The world community must learn from past crimes against humanity committed in Darfur, Sudan in 2003/2004- people there were killed indiscriminately and, more sadly, the perpetrators went unpunished until it culminated in a full genocide. What is happening now in Oromia by the EPRDF government against the Oromo nation is not new and donor governments such as the USA, the UK, Canada and government agencies (African Commission on Human and Peoples’ Rights, EU Human Rights Commission and UN human rights council) have regularly expressed their concerns but have not taken any concrete actions. The HRLHA urges the aforementioned donor governments to stop just expressing concern and take concrete action. One of the UN’s obligation under their own Constitutive Act, which provides for intervention inside a member state against genocide, crimes against humanity, and war crimes, is to intervene to protect the civilians from the crimes that states commit. This is a cosmopolitan ideal of protecting people inside states against mass atrocities as a matter of common obligation. The Responsibility to Protect (R2P), coined in 2001 under the leadership of the Canadian government and adopted by 150 heads of states and governments in 2005, obliged the international community to intervene to stop atrocities. As a matter of principle, a state shoulders the primary responsibility to prevent and protect its own citizens against horrific acts, but if it is unable or unwilling to prevent and protect its population from genocide, war crimes, ethnic cleansing and crimes against humanity, the responsibility shifts to the international community. It states”, when a state is unable or unwilling to protect its population from genocide, war crimes, crime against humanity and ethnic cleansing, the international community has the responsibility to intervene”. Therefore, the HRLHA again calls upon the international community to act collectively in a timely and decisive manner – through the UN Security Council and in accordance with the UN charter on a case-by – case basis to stop the human tragedy in Ethiopia.
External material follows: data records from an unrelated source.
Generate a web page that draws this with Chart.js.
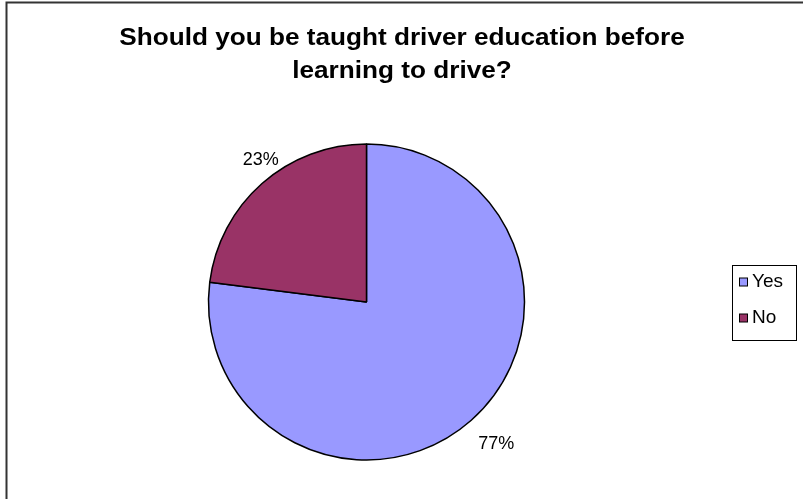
<!DOCTYPE html>
<html>
<head>
<meta charset="utf-8">
<script src="https://cdn.jsdelivr.net/npm/chart.js@4"></script>
<style>
  html, body { margin: 0; padding: 0; background: #fff; }
  #wrap { position: relative; width: 803px; height: 499px; }
</style>
</head>
<body>
<div id="wrap"><canvas id="pie" width="803" height="499"></canvas></div>
<script>
// data
const TITLE_LINES = ['Should you be taught driver education before', 'learning to drive?'];
const LABELS = ['Yes', 'No'];
const VALUES = [77, 23];
const COLORS = ['#9999FF', '#993366'];

const FONT = '"Liberation Sans", Arial, sans-serif';

function drawText(ctx, text, x, y, font, align, sx) {
  ctx.save();
  ctx.font = font;
  ctx.textBaseline = 'middle';
  ctx.textAlign = align || 'center';
  ctx.translate(x, y);
  ctx.scale(sx || 1, 1);
  ctx.fillStyle = '#000';
  ctx.fillText(text, 0, 0);
  ctx.restore();
}

// frame, title, % labels, legend box
const decor = {
  id: 'decor',
  afterDraw(chart) {
    const ctx = chart.ctx;
    ctx.save();
    ctx.strokeStyle = '#333';
    ctx.lineWidth = 2;
    ctx.beginPath();
    ctx.moveTo(6.5, 499); ctx.lineTo(6.5, 2.5); ctx.lineTo(803, 2.5);
    ctx.stroke();
    ctx.restore();

    drawText(ctx, TITLE_LINES[0], 402, 38, 'bold 24px ' + FONT, 'center', 1.09);
    drawText(ctx, TITLE_LINES[1], 402, 71, 'bold 24px ' + FONT, 'center', 1.09);

    // percentage labels outside each slice
    const meta = chart.getDatasetMeta(0);
    const total = VALUES.reduce((a, b) => a + b, 0);
    meta.data.forEach((arc, i) => {
      const mid = (arc.startAngle + arc.endAngle) / 2;
      const x = arc.x + Math.cos(mid) * (arc.outerRadius + 20) + 12;
      const y = arc.y + Math.sin(mid) * (arc.outerRadius + 31);
      drawText(ctx, Math.round(VALUES[i] / total * 100) + '%', x, y, '18px ' + FONT);
    });

    // legend
    ctx.save();
    ctx.strokeStyle = '#000';
    ctx.lineWidth = 1;
    ctx.strokeRect(732.5, 265.5, 64, 75);
    LABELS.forEach((lab, i) => {
      const yy = 282 + i * 36;
      ctx.fillStyle = COLORS[i];
      ctx.fillRect(739.5, yy - 4, 8, 8);
      ctx.strokeRect(739.5, yy - 4, 8, 8);
      drawText(ctx, lab, 752, yy, '19px ' + FONT, 'left');
    });
    ctx.restore();
  }
};

new Chart(document.getElementById('pie'), {
  type: 'pie',
  data: {
    labels: LABELS,
    datasets: [{
      data: VALUES,
      backgroundColor: COLORS,
      borderColor: '#000',
      borderWidth: 1.5,
      hoverOffset: 0
    }]
  },
  options: {
    responsive: false,
    animation: false,
    radius: 158,
    layout: { padding: { top: 144, bottom: 39, left: 208, right: 278 } },
    plugins: {
      legend: { display: false },
      title: { display: false },
      tooltip: { enabled: false }
    }
  },
  plugins: [decor]
});
</script>
</body>
</html>
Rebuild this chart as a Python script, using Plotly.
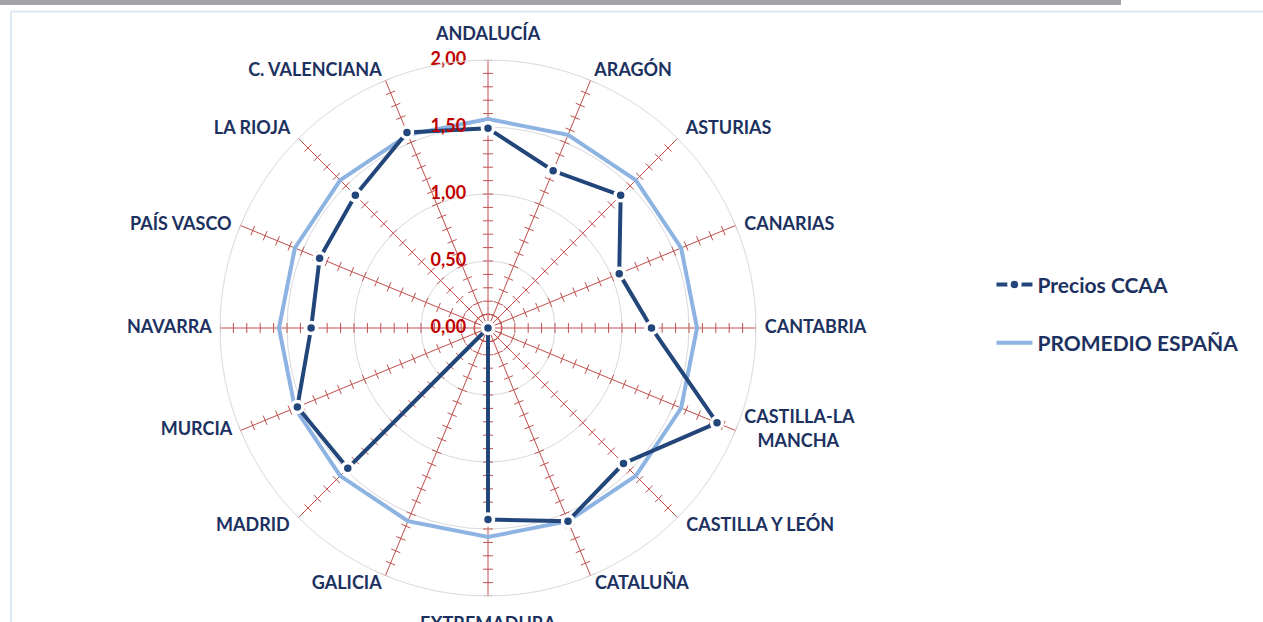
import math
import plotly.graph_objects as go

# Regions around the radar, clockwise from the top
regions = ["ANDALUCÍA", "ARAGÓN", "ASTURIAS", "CANARIAS", "CANTABRIA",
           "CASTILLA-LA<br>\u00a0\u00a0\u00a0MANCHA", "CASTILLA Y LEÓN", "CATALUÑA",
           "EXTREMADURA", "GALICIA", "MADRID", "MURCIA", "NAVARRA", "PAÍS VASCO",
           "LA RIOJA", "C. VALENCIANA"]

precios_ccaa = [1.49, 1.27, 1.40, 1.06, 1.22, 1.85, 1.43, 1.56, 1.43,
                0.00, 1.48, 1.54, 1.32, 1.36, 1.40, 1.58]

promedio_espana = [1.56] * len(regions)

radial_ticks = [0.0, 0.5, 1.0, 1.5, 2.0]
radial_labels = ["0,00", "0,50", "1,00", "1,50", "2,00"]

NAVY = "#1c3160"
DARK_BLUE = "#23467a"
LIGHT_BLUE = "#8db3e2"
RED = "#c0504d"
LABEL_RED = "#c00000"
GRID_GRAY = "#d9d9d9"
FONT = "Lato"
RMAX = 2.0
NBSP = "\u00a0"

n = len(regions)
step = 360.0 / n
angles = [i * step for i in range(n)]


def closed(values):
    return list(values) + [values[0]]


def label_layout(a):
    """Text anchor and horizontal padding for a label at the tip of a spoke."""
    side = "right" if a < 180 else "left"
    upper = a < 90 or a > 270
    m = a % 180
    if m in (22.5, 157.5):
        return ("top " if upper else "bottom ") + side, 1
    if m in (45, 135):
        return ("top " if upper else "bottom ") + side, 2
    return "middle " + side, 2


fig = go.Figure()

# Small tick crosses along every spoke, one every 0.1 units
half = 0.037
tick_r, tick_t = [], []
for a in angles:
    for k in range(1, 21):
        r = k / 10.0
        rr = math.hypot(r, half)
        da = math.degrees(math.atan2(half, r))
        tick_r += [rr, rr, None]
        tick_t += [a - da, a + da, None]
fig.add_trace(go.Scatterpolar(
    r=tick_r, theta=tick_t, mode="lines",
    line=dict(color=RED, width=1), hoverinfo="skip", showlegend=False,
))

fig.add_trace(go.Scatterpolar(
    r=closed(promedio_espana), theta=closed(angles), mode="lines",
    name="PROMEDIO ESPAÑA", legendrank=2, legendgroup="b",
    line=dict(color=LIGHT_BLUE, width=4),
))

fig.add_trace(go.Scatterpolar(
    r=closed(precios_ccaa), theta=closed(angles), mode="lines+markers",
    name="Precios CCAA", legendrank=1, legendgroup="a",
    line=dict(color=DARK_BLUE, width=4),
    marker=dict(symbol="circle", size=11, color=DARK_BLUE,
                line=dict(color="white", width=3.5)),
))

# Value labels along the top spoke
pad = NBSP * 5
fig.add_trace(go.Scatterpolar(
    r=radial_ticks, theta=[0] * len(radial_ticks), mode="text",
    text=[t + pad for t in radial_labels], textposition="middle left",
    textfont=dict(family=FONT, size=18, color=LABEL_RED, weight="bold"),
    hoverinfo="skip", showlegend=False,
))

# Side category labels just outside the tip of each spoke
side_t, side_text, side_pos = [], [], []
for a, name in zip(angles, regions):
    if a in (0, 180):
        continue
    pos, k = label_layout(a)
    g = NBSP * k
    if pos.endswith("right"):
        name = g + name.replace("<br>", "<br>" + g)
    else:
        name = name + g
    side_t.append(a)
    side_text.append(name)
    side_pos.append(pos)
fig.add_trace(go.Scatterpolar(
    r=[RMAX] * len(side_t), theta=side_t, mode="text",
    text=side_text, textposition=side_pos, cliponaxis=False,
    textfont=dict(family=FONT, size=18, color=NAVY, weight="bold"),
    hoverinfo="skip", showlegend=False,
))

# Top and bottom labels come from the angular axis itself
axis_text = [name if a in (0, 180) else "" for a, name in zip(angles, regions)]

r0 = 268
cx, cy = 488, 328
W, H = 1263, 622

fig.update_layout(
    width=W, height=H,
    margin=dict(l=0, r=0, t=0, b=0),
    paper_bgcolor="white",
    font=dict(family=FONT, color=NAVY),
    polar=dict(
        domain=dict(x=[(cx - r0) / W, (cx + r0) / W],
                    y=[(H - cy - r0) / H, (H - cy + r0) / H]),
        bgcolor="white",
        gridshape="linear",
        angularaxis=dict(
            type="linear", rotation=90, direction="clockwise",
            tickmode="array", tickvals=angles, ticktext=axis_text,
            showgrid=True, gridcolor=RED, gridwidth=1,
            showline=True, linecolor=GRID_GRAY, linewidth=1,
            ticks="outside", ticklen=12, tickcolor="rgba(0,0,0,0)",
            tickfont=dict(family=FONT, size=18, color=NAVY, weight="bold"),
        ),
        radialaxis=dict(
            range=[0, RMAX], angle=90,
            tickmode="array", tickvals=radial_ticks,
            showticklabels=False,
            showgrid=True, gridcolor=GRID_GRAY, gridwidth=1,
            showline=False, ticks="",
        ),
    ),
    legend=dict(
        x=0.785, y=0.575, xanchor="left", yanchor="top",
        font=dict(family=FONT, size=21, color=NAVY, weight="bold"),
        traceorder="grouped", tracegroupgap=28, itemwidth=36,
        bgcolor="rgba(0,0,0,0)",
    ),
    shapes=[
        dict(type="rect", xref="paper", yref="paper",
             x0=0, x1=1121 / W, y0=1 - 5 / H, y1=1,
             fillcolor="#a3a3a8", line=dict(width=0), layer="above"),
        dict(type="line", xref="paper", yref="paper",
             x0=11 / W, x1=1, y0=1 - 11.5 / H, y1=1 - 11.5 / H,
             line=dict(color="#dde8f5", width=2)),
        dict(type="line", xref="paper", yref="paper",
             x0=11 / W, x1=11 / W, y0=0, y1=1 - 11.5 / H,
             line=dict(color="#dde8f5", width=2)),
    ],
)

fig.write_html("out.html")
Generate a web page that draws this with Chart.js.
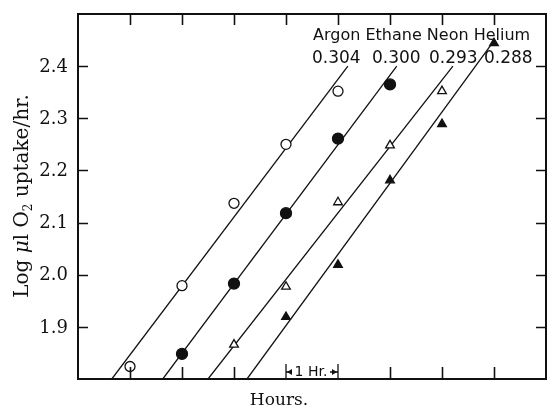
<!DOCTYPE html>
<html>
<head>
<meta charset="utf-8">
<script src="https://cdn.jsdelivr.net/npm/chart.js@4.4.0/dist/chart.umd.min.js"></script>
<style>
  html, body { margin: 0; padding: 0; background: #fff; overflow: hidden; }
  #wrap { width: 547px; height: 410px; }
</style>
</head>
<body>
<div id="wrap"><canvas id="chart"></canvas></div>
<script>
// axis ticks
const hourTicks = [1, 2, 3, 4, 5, 6, 7, 8];
const logTicks = [1.9, 2.0, 2.1, 2.2, 2.3, 2.4];

// legend text
const gases = ["Argon", "Ethane", "Neon", "Helium"];
const slopes = ["0.304", "0.300", "0.293", "0.288"];

// measured points (hours, log ul O2 uptake/hr)
const argonHours = [1, 2, 3, 4, 5];
const argonLog = [1.824, 1.979, 2.137, 2.250, 2.352];
const ethaneHours = [2, 3, 4, 5, 6];
const ethaneLog = [1.848, 1.983, 2.118, 2.261, 2.365];
const neonHours = [3, 4, 5, 6, 7];
const neonLog = [1.866, 1.977, 2.139, 2.248, 2.352];
const heliumHours = [4, 5, 6, 7, 8];
const heliumLog = [1.919, 2.019, 2.181, 2.289, 2.444];

// fitted lines: where each leaves the bottom axis and where it stops
const argonFitHours = [0.65, 5.19];
const argonFitLog = [1.80, 2.40];
const ethaneFitHours = [1.63, 6.13];
const ethaneFitLog = [1.80, 2.40];
const neonFitHours = [2.50, 7.21];
const neonFitLog = [1.80, 2.40];
const heliumFitHours = [3.25, 7.96];
const heliumFitLog = [1.80, 2.443];

const ink = "#111";
const pts = (xs, ys) => xs.map((x, i) => ({ x, y: ys[i] }));

const marker = (label, xs, ys, style, fill, r) => ({
  label,
  data: pts(xs, ys),
  showLine: false,
  pointStyle: style,
  pointRadius: r,
  pointBackgroundColor: fill,
  pointBorderColor: ink,
  pointBorderWidth: 1.3,
  order: 0
});

const fitLine = (xs, ys) => ({
  data: pts(xs, ys),
  showLine: true,
  pointRadius: 0,
  borderColor: ink,
  borderWidth: 1.3,
  order: 1
});

// frame, inward ticks, labels, titles and the hand-lettered legend
const decorations = {
  id: "decorations",
  afterDatasetsDraw(chart) {
    const { ctx, chartArea: a, scales: { x, y } } = chart;
    ctx.save();
    ctx.strokeStyle = ink;
    ctx.fillStyle = ink;
    ctx.lineWidth = 2;
    ctx.strokeRect(a.left, a.top, a.right - a.left, a.bottom - a.top);

    ctx.lineWidth = 1.6;
    ctx.beginPath();
    hourTicks.forEach(h => {
      const px = Math.round(x.getPixelForValue(h)) + 0.5;
      ctx.moveTo(px, a.top); ctx.lineTo(px, a.top + 11);
      if (h !== 4 && h !== 5) { ctx.moveTo(px, a.bottom); ctx.lineTo(px, a.bottom - 12); }
    });
    logTicks.forEach(v => {
      const py = Math.round(y.getPixelForValue(v)) + 0.5;
      ctx.moveTo(a.left, py); ctx.lineTo(a.left + 10, py);
      ctx.moveTo(a.right, py); ctx.lineTo(a.right - 10, py);
    });
    ctx.stroke();

    // y tick labels
    ctx.font = "18px 'DejaVu Serif'";
    ctx.textAlign = "right";
    ctx.textBaseline = "middle";
    logTicks.forEach(v => ctx.fillText(v.toFixed(1), a.left - 10, y.getPixelForValue(v) + 1));

    // "1 Hr." scale bar between hours 4 and 5
    const h4 = x.getPixelForValue(4), h5 = x.getPixelForValue(5);
    const by = a.bottom - 7;
    ctx.lineWidth = 1.3;
    ctx.beginPath();
    ctx.moveTo(h4, a.bottom); ctx.lineTo(h4, a.bottom - 15);
    ctx.moveTo(h5, a.bottom); ctx.lineTo(h5, a.bottom - 15);
    ctx.moveTo(h4, by); ctx.lineTo(h4 + 6, by);
    ctx.moveTo(h5 - 8, by); ctx.lineTo(h5, by);
    ctx.stroke();
    ctx.beginPath();
    ctx.moveTo(h4 + 1, by); ctx.lineTo(h4 + 6, by - 3); ctx.lineTo(h4 + 6, by + 3); ctx.closePath();
    ctx.moveTo(h5 - 1, by); ctx.lineTo(h5 - 6, by - 3); ctx.lineTo(h5 - 6, by + 3); ctx.closePath();
    ctx.fill();
    ctx.font = "14px 'DejaVu Sans'";
    ctx.textAlign = "center";
    ctx.textBaseline = "alphabetic";
    ctx.fillText("1 Hr.", (h4 + h5) / 2 - 1, a.bottom - 3);

    // x title
    ctx.font = "17px 'DejaVu Serif'";
    ctx.fillText("Hours.", 279, 405);

    // y title, rotated, with italic mu and subscript 2
    const parts = [
      { t: "Log ", f: "20px 'DejaVu Serif'", dy: 0 },
      { t: "\u03bc", f: "italic 20px 'DejaVu Serif'", dy: 0 },
      { t: "l O", f: "20px 'DejaVu Serif'", dy: 0 },
      { t: "2", f: "12px 'DejaVu Serif'", dy: 4 },
      { t: " uptake/hr.", f: "20px 'DejaVu Serif'", dy: 0 }
    ];
    let total = 0;
    parts.forEach(p => { ctx.font = p.f; p.w = ctx.measureText(p.t).width; total += p.w; });
    ctx.translate(28, 196);
    ctx.rotate(-Math.PI / 2);
    ctx.textAlign = "left";
    let cx = -total / 2;
    parts.forEach(p => { ctx.font = p.f; ctx.fillText(p.t, cx, p.dy); cx += p.w; });
    ctx.restore();

    // legend
    ctx.save();
    ctx.fillStyle = ink;
    ctx.textAlign = "left";
    ctx.textBaseline = "alphabetic";
    ctx.font = "16px 'DejaVu Sans'";
    ctx.fillText(gases.join(" "), 313, 40);
    const numX = [312, 372, 429, 484];
    ctx.font = "17px 'DejaVu Sans'";
    slopes.forEach((s, i) => ctx.fillText(s, numX[i], 63));
    ctx.restore();
  }
};

new Chart(document.getElementById("chart"), {
  type: "scatter",
  data: {
    datasets: [
      marker("Argon", argonHours, argonLog, "circle", "#fff", 5),
      marker("Ethane", ethaneHours, ethaneLog, "circle", ink, 5.5),
      marker("Neon", neonHours, neonLog, "triangle", "#fff", 5),
      marker("Helium", heliumHours, heliumLog, "triangle", ink, 5),
      fitLine(argonFitHours, argonFitLog),
      fitLine(ethaneFitHours, ethaneFitLog),
      fitLine(neonFitHours, neonFitLog),
      fitLine(heliumFitHours, heliumFitLog)
    ]
  },
  options: {
    responsive: true,
    maintainAspectRatio: false,
    animation: false,
    layout: { autoPadding: false, padding: { top: 14, right: 1, left: 0, bottom: 0 } },
    plugins: { legend: { display: false }, tooltip: { enabled: false } },
    scales: {
      x: {
        type: "linear",
        min: 0,
        max: 9,
        grid: { display: false, drawTicks: false },
        border: { display: false },
        ticks: { display: false },
        afterFit(s) { s.height = 31; }
      },
      y: {
        min: 1.8,
        max: 2.5,
        grid: { display: false, drawTicks: false },
        border: { display: false },
        ticks: { display: false },
        afterFit(s) { s.width = 78; }
      }
    }
  },
  plugins: [decorations]
});
</script>
</body>
</html>
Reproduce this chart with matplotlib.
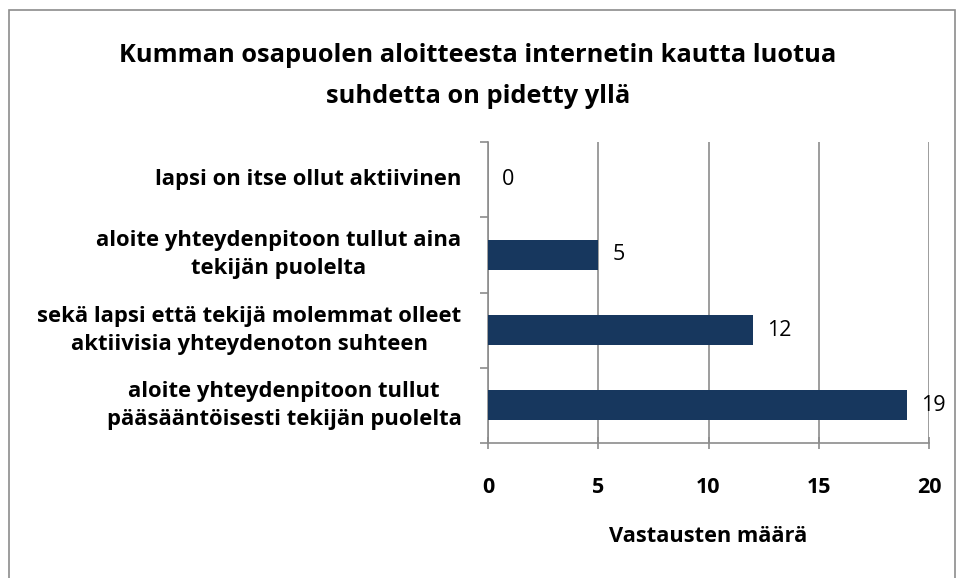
import matplotlib
matplotlib.use("Agg")
import matplotlib.pyplot as plt
from matplotlib.patches import Rectangle

categories = [
    "aloite yhteydenpitoon tullut\npääsääntöisesti tekijän puolelta",
    "sekä lapsi että tekijä molemmat olleet\naktiivisia yhteydenoton suhteen",
    "aloite yhteydenpitoon tullut aina\ntekijän puolelta",
    "lapsi on itse ollut aktiivinen",
]
values = [19, 12, 5, 0]
xticks = [0, 5, 10, 15, 20]
title = "Kumman osapuolen aloitteesta internetin kautta luotua\nsuhdetta on pidetty yllä"
xlabel = "Vastausten määrä"

plt.rcParams['font.family'] = ['Open Sans', 'DejaVu Sans']

fig = plt.figure(figsize=(9.58, 5.78), dpi=100)
W, H = 958, 578
ax = fig.add_axes([488 / W, 1 - 443 / H, (929 - 488) / W, (443 - 142) / H])

fig.patches.append(Rectangle((9 / W, -0.01), (955 - 9) / W, (1 - 10 / H) + 0.01,
                             transform=fig.transFigure, fill=False,
                             edgecolor='#8c8c8c', linewidth=1.2))

ypos = list(range(len(categories)))
ax.barh(ypos, values, height=0.4, color='#17375E', zorder=3)
ax.set_ylim(-0.5, len(categories) - 0.5)
ax.set_xlim(0, 20)
ax.set_xticks(xticks)
ax.set_xticklabels([str(t) for t in xticks], fontsize=15.5, fontweight='bold')
ax.set_yticks([y - 0.5 for y in ypos] + [len(categories) - 0.5])
ax.set_yticklabels([])
ax.tick_params(axis='y', length=6, color='#8c8c8c', width=1.2)
ax.tick_params(axis='x', length=9, color='#8c8c8c', width=1.2, pad=20, direction='inout')
for y, lab in zip(ypos, categories):
    ax.text(-1.2, y, lab, ha='right', va='center', multialignment='center',
            fontsize=15.8, fontweight='bold', linespacing=1.45, transform=ax.transData)
for y, v in zip(ypos, values):
    ax.text(v + 0.65, y, str(v), ha='left', va='center', fontsize=15.5)

ax.grid(axis='x', color='#8c8c8c', linewidth=1.2, zorder=0)
for s in ['top', 'right']:
    ax.spines[s].set_visible(False)
for s in ['left', 'bottom']:
    ax.spines[s].set_color('#8c8c8c')
    ax.spines[s].set_linewidth(1.2)

ax.set_xlabel(xlabel, fontsize=15.7, fontweight='bold', labelpad=20)
fig.text(478 / W, 1 - 76 / H, title, ha='center', va='center',
         fontsize=18.3, fontweight='bold', linespacing=1.8)

fig.savefig("out.png", dpi=100)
For the Ethiopian human rights crisis, two ways can be helpful in restoring peace and stability. The international communities and agencies (AU, EU & UN) can play a decisive role by doing the following:
- Intervene using the principles R2P adopted in 2005 by the UN General Assembly;
- Major donor governments, including the USA, the UK and the Canada, should stop founding the authoritarian TPLF/EPRDF government;
- Put pressure on the TPLF/EPRDF government to allow neutral investigators to probe into the human rights crisis in the country as a precursor to international community intervention.